▶ EXERCISE INSTRUCTIONS
Repeat the whole listing exactly.

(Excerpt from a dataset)
•••

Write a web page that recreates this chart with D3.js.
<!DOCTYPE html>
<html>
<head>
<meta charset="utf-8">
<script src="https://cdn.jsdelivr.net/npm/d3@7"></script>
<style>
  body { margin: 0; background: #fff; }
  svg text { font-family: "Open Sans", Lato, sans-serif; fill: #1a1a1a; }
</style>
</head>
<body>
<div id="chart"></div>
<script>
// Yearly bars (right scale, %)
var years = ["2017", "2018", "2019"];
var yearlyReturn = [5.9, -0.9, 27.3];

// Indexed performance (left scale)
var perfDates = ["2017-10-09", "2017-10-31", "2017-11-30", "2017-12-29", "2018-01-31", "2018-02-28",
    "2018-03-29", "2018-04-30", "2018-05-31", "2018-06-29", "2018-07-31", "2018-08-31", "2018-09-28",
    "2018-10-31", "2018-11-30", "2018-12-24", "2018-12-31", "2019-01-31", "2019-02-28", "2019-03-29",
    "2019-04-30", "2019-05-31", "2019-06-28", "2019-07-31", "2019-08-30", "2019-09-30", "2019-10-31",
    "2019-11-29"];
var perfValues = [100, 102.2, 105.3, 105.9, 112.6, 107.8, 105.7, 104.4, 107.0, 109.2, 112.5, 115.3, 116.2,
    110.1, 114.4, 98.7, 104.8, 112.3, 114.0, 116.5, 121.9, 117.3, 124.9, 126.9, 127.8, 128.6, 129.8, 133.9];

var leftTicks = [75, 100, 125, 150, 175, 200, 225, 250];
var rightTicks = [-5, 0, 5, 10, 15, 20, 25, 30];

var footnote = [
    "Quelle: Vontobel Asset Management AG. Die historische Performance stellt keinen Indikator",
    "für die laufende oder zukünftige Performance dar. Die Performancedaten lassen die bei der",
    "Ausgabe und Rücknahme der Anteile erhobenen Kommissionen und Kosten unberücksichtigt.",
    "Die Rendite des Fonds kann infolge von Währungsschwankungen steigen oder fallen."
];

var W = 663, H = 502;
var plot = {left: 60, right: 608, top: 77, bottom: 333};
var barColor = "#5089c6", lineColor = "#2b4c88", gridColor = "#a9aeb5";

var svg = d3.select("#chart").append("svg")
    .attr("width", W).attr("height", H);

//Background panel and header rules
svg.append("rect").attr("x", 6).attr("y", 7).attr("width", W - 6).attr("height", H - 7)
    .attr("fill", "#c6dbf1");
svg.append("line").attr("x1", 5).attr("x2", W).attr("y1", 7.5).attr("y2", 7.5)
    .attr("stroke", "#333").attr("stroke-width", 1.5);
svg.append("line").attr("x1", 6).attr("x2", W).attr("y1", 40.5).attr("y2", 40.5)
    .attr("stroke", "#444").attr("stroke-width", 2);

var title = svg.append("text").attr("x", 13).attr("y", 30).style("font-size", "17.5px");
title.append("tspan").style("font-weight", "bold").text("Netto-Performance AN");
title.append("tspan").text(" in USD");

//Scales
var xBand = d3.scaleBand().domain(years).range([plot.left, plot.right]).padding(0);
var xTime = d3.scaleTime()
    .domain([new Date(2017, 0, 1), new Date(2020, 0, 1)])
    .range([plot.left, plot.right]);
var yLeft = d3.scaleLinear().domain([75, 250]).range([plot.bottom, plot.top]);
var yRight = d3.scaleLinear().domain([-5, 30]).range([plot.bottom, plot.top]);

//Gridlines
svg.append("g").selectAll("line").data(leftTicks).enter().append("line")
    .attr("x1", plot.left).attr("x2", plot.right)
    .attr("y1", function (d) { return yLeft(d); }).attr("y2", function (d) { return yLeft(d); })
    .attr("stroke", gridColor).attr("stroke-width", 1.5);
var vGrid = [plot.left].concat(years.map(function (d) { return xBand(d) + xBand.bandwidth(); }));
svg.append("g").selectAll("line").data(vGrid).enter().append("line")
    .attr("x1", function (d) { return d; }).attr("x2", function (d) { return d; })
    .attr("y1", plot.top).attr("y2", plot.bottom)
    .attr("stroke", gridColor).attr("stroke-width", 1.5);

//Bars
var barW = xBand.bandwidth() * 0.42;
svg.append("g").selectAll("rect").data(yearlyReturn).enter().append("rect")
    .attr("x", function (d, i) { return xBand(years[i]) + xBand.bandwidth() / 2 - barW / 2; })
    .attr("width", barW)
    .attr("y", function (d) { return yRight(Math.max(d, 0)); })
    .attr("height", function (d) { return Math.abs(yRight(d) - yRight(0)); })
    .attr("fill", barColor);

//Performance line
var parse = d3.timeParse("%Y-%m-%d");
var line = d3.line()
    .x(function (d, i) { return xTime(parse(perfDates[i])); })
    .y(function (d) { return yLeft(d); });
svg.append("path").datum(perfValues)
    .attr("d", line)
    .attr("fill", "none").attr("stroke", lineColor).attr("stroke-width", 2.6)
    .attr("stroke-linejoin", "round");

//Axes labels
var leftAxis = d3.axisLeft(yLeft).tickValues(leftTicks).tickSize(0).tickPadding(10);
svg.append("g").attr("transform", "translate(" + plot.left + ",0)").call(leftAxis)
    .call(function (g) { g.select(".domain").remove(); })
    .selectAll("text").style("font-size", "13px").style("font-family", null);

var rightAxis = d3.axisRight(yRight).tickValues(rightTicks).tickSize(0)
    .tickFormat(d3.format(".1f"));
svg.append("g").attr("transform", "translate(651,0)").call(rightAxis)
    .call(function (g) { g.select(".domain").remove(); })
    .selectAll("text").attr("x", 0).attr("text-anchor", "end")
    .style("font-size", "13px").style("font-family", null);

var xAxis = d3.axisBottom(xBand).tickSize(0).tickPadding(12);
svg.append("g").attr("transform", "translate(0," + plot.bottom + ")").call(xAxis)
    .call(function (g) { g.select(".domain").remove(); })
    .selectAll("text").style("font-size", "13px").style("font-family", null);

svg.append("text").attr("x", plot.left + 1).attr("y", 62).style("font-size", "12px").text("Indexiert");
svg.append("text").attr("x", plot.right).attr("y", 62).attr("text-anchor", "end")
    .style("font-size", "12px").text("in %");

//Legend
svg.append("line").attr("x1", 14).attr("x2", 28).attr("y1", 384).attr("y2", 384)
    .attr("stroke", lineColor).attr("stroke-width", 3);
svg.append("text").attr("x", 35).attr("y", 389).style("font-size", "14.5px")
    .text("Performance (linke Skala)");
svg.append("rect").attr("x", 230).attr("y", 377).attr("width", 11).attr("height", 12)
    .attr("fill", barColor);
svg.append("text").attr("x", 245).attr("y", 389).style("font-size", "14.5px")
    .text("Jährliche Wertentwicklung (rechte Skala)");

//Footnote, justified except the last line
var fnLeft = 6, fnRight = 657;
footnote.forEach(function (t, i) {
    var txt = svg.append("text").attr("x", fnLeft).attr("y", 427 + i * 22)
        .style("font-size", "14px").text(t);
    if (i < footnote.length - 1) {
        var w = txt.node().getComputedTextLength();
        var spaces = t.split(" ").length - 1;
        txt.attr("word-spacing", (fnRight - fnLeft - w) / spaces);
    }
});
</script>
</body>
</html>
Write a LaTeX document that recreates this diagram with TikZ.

•••

▶ RESULT BELOW
Write a web page that recreates this chart with D3.js.
<!DOCTYPE html>
<html>
<head>
<meta charset="utf-8">
<script src="https://cdn.jsdelivr.net/npm/d3@7"></script>
<style>
  body { margin: 0; background: #fff; }
  svg text { font-family: "Open Sans", Lato, sans-serif; fill: #1a1a1a; }
</style>
</head>
<body>
<div id="chart"></div>
<script>
// Yearly bars (right scale, %)
var years = ["2017", "2018", "2019"];
var yearlyReturn = [5.9, -0.9, 27.3];

// Indexed performance (left scale)
var perfDates = ["2017-10-09", "2017-10-31", "2017-11-30", "2017-12-29", "2018-01-31", "2018-02-28",
    "2018-03-29", "2018-04-30", "2018-05-31", "2018-06-29", "2018-07-31", "2018-08-31", "2018-09-28",
    "2018-10-31", "2018-11-30", "2018-12-24", "2018-12-31", "2019-01-31", "2019-02-28", "2019-03-29",
    "2019-04-30", "2019-05-31", "2019-06-28", "2019-07-31", "2019-08-30", "2019-09-30", "2019-10-31",
    "2019-11-29"];
var perfValues = [100, 102.2, 105.3, 105.9, 112.6, 107.8, 105.7, 104.4, 107.0, 109.2, 112.5, 115.3, 116.2,
    110.1, 114.4, 98.7, 104.8, 112.3, 114.0, 116.5, 121.9, 117.3, 124.9, 126.9, 127.8, 128.6, 129.8, 133.9];

var leftTicks = [75, 100, 125, 150, 175, 200, 225, 250];
var rightTicks = [-5, 0, 5, 10, 15, 20, 25, 30];

var footnote = [
    "Quelle: Vontobel Asset Management AG. Die historische Performance stellt keinen Indikator",
    "für die laufende oder zukünftige Performance dar. Die Performancedaten lassen die bei der",
    "Ausgabe und Rücknahme der Anteile erhobenen Kommissionen und Kosten unberücksichtigt.",
    "Die Rendite des Fonds kann infolge von Währungsschwankungen steigen oder fallen."
];

var W = 663, H = 502;
var plot = {left: 60, right: 608, top: 77, bottom: 333};
var barColor = "#5089c6", lineColor = "#2b4c88", gridColor = "#a9aeb5";

var svg = d3.select("#chart").append("svg")
    .attr("width", W).attr("height", H);

//Background panel and header rules
svg.append("rect").attr("x", 6).attr("y", 7).attr("width", W - 6).attr("height", H - 7)
    .attr("fill", "#c6dbf1");
svg.append("line").attr("x1", 5).attr("x2", W).attr("y1", 7.5).attr("y2", 7.5)
    .attr("stroke", "#333").attr("stroke-width", 1.5);
svg.append("line").attr("x1", 6).attr("x2", W).attr("y1", 40.5).attr("y2", 40.5)
    .attr("stroke", "#444").attr("stroke-width", 2);

var title = svg.append("text").attr("x", 13).attr("y", 30).style("font-size", "17.5px");
title.append("tspan").style("font-weight", "bold").text("Netto-Performance AN");
title.append("tspan").text(" in USD");

//Scales
var xBand = d3.scaleBand().domain(years).range([plot.left, plot.right]).padding(0);
var xTime = d3.scaleTime()
    .domain([new Date(2017, 0, 1), new Date(2020, 0, 1)])
    .range([plot.left, plot.right]);
var yLeft = d3.scaleLinear().domain([75, 250]).range([plot.bottom, plot.top]);
var yRight = d3.scaleLinear().domain([-5, 30]).range([plot.bottom, plot.top]);

//Gridlines
svg.append("g").selectAll("line").data(leftTicks).enter().append("line")
    .attr("x1", plot.left).attr("x2", plot.right)
    .attr("y1", function (d) { return yLeft(d); }).attr("y2", function (d) { return yLeft(d); })
    .attr("stroke", gridColor).attr("stroke-width", 1.5);
var vGrid = [plot.left].concat(years.map(function (d) { return xBand(d) + xBand.bandwidth(); }));
svg.append("g").selectAll("line").data(vGrid).enter().append("line")
    .attr("x1", function (d) { return d; }).attr("x2", function (d) { return d; })
    .attr("y1", plot.top).attr("y2", plot.bottom)
    .attr("stroke", gridColor).attr("stroke-width", 1.5);

//Bars
var barW = xBand.bandwidth() * 0.42;
svg.append("g").selectAll("rect").data(yearlyReturn).enter().append("rect")
    .attr("x", function (d, i) { return xBand(years[i]) + xBand.bandwidth() / 2 - barW / 2; })
    .attr("width", barW)
    .attr("y", function (d) { return yRight(Math.max(d, 0)); })
    .attr("height", function (d) { return Math.abs(yRight(d) - yRight(0)); })
    .attr("fill", barColor);

//Performance line
var parse = d3.timeParse("%Y-%m-%d");
var line = d3.line()
    .x(function (d, i) { return xTime(parse(perfDates[i])); })
    .y(function (d) { return yLeft(d); });
svg.append("path").datum(perfValues)
    .attr("d", line)
    .attr("fill", "none").attr("stroke", lineColor).attr("stroke-width", 2.6)
    .attr("stroke-linejoin", "round");

//Axes labels
var leftAxis = d3.axisLeft(yLeft).tickValues(leftTicks).tickSize(0).tickPadding(10);
svg.append("g").attr("transform", "translate(" + plot.left + ",0)").call(leftAxis)
    .call(function (g) { g.select(".domain").remove(); })
    .selectAll("text").style("font-size", "13px").style("font-family", null);

var rightAxis = d3.axisRight(yRight).tickValues(rightTicks).tickSize(0)
    .tickFormat(d3.format(".1f"));
svg.append("g").attr("transform", "translate(651,0)").call(rightAxis)
    .call(function (g) { g.select(".domain").remove(); })
    .selectAll("text").attr("x", 0).attr("text-anchor", "end")
    .style("font-size", "13px").style("font-family", null);

var xAxis = d3.axisBottom(xBand).tickSize(0).tickPadding(12);
svg.append("g").attr("transform", "translate(0," + plot.bottom + ")").call(xAxis)
    .call(function (g) { g.select(".domain").remove(); })
    .selectAll("text").style("font-size", "13px").style("font-family", null);

svg.append("text").attr("x", plot.left + 1).attr("y", 62).style("font-size", "12px").text("Indexiert");
svg.append("text").attr("x", plot.right).attr("y", 62).attr("text-anchor", "end")
    .style("font-size", "12px").text("in %");

//Legend
svg.append("line").attr("x1", 14).attr("x2", 28).attr("y1", 384).attr("y2", 384)
    .attr("stroke", lineColor).attr("stroke-width", 3);
svg.append("text").attr("x", 35).attr("y", 389).style("font-size", "14.5px")
    .text("Performance (linke Skala)");
svg.append("rect").attr("x", 230).attr("y", 377).attr("width", 11).attr("height", 12)
    .attr("fill", barColor);
svg.append("text").attr("x", 245).attr("y", 389).style("font-size", "14.5px")
    .text("Jährliche Wertentwicklung (rechte Skala)");

//Footnote, justified except the last line
var fnLeft = 6, fnRight = 657;
footnote.forEach(function (t, i) {
    var txt = svg.append("text").attr("x", fnLeft).attr("y", 427 + i * 22)
        .style("font-size", "14px").text(t);
    if (i < footnote.length - 1) {
        var w = txt.node().getComputedTextLength();
        var spaces = t.split(" ").length - 1;
        txt.attr("word-spacing", (fnRight - fnLeft - w) / spaces);
    }
});
</script>
</body>
</html>
Write a LaTeX document that recreates this diagram with TikZ.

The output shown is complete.